AIM OF THE EXERCISE
Copy each line below that contains "chart".

DATA PROVIDED
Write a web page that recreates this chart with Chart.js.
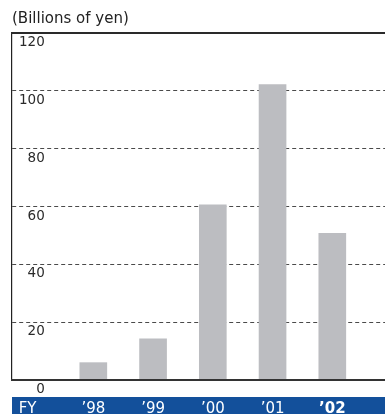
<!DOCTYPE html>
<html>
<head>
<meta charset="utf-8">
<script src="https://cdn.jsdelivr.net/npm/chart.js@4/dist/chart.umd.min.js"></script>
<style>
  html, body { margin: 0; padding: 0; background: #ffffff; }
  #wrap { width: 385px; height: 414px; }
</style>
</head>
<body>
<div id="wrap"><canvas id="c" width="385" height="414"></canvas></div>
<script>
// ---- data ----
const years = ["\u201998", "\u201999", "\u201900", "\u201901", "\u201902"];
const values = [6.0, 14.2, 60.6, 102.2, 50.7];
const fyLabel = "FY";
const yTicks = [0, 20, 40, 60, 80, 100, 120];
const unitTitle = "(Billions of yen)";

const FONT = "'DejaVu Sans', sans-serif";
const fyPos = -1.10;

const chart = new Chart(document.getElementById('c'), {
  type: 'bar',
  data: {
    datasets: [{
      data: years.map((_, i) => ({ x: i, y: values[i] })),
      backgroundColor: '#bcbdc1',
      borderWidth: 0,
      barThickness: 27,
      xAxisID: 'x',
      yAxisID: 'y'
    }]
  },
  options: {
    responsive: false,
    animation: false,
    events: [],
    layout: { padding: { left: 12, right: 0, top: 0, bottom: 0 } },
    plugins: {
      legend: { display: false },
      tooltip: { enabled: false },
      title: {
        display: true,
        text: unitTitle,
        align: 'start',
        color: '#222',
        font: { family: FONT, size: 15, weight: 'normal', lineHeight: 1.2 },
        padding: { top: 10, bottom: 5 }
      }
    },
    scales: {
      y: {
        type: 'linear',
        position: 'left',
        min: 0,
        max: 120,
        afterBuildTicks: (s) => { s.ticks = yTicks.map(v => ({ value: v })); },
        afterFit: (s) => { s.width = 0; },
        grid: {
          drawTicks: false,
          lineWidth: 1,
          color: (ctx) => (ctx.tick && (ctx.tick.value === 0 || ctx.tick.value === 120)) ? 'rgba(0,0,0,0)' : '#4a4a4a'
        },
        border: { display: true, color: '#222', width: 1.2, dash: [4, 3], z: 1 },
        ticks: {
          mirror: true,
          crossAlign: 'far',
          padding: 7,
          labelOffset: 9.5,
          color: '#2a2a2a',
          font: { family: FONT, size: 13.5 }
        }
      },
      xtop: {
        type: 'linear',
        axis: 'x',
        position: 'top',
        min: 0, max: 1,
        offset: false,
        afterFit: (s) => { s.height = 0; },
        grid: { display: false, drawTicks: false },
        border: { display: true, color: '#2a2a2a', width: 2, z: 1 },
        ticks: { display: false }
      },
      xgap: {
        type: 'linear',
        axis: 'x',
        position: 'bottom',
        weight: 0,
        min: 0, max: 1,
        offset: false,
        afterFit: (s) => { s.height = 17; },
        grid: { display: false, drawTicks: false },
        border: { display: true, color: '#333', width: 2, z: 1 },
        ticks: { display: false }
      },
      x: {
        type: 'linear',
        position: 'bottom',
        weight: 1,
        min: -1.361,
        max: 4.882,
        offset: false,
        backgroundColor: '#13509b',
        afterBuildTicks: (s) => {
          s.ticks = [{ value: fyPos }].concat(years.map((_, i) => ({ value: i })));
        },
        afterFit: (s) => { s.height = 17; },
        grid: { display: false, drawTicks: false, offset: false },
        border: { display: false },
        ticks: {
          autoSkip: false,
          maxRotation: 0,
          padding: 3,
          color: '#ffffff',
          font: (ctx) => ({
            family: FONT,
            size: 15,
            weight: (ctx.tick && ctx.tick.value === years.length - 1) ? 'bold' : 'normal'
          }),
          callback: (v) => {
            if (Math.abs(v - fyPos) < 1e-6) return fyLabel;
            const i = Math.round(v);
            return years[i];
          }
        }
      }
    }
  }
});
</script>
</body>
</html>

RESULT FOR THIS EXERCISE
Write a web page that recreates this chart with Chart.js.
<script src="https://cdn.jsdelivr.net/npm/chart.js@4/dist/chart.umd.min.js"></script>
const chart = new Chart(document.getElementById('c'), {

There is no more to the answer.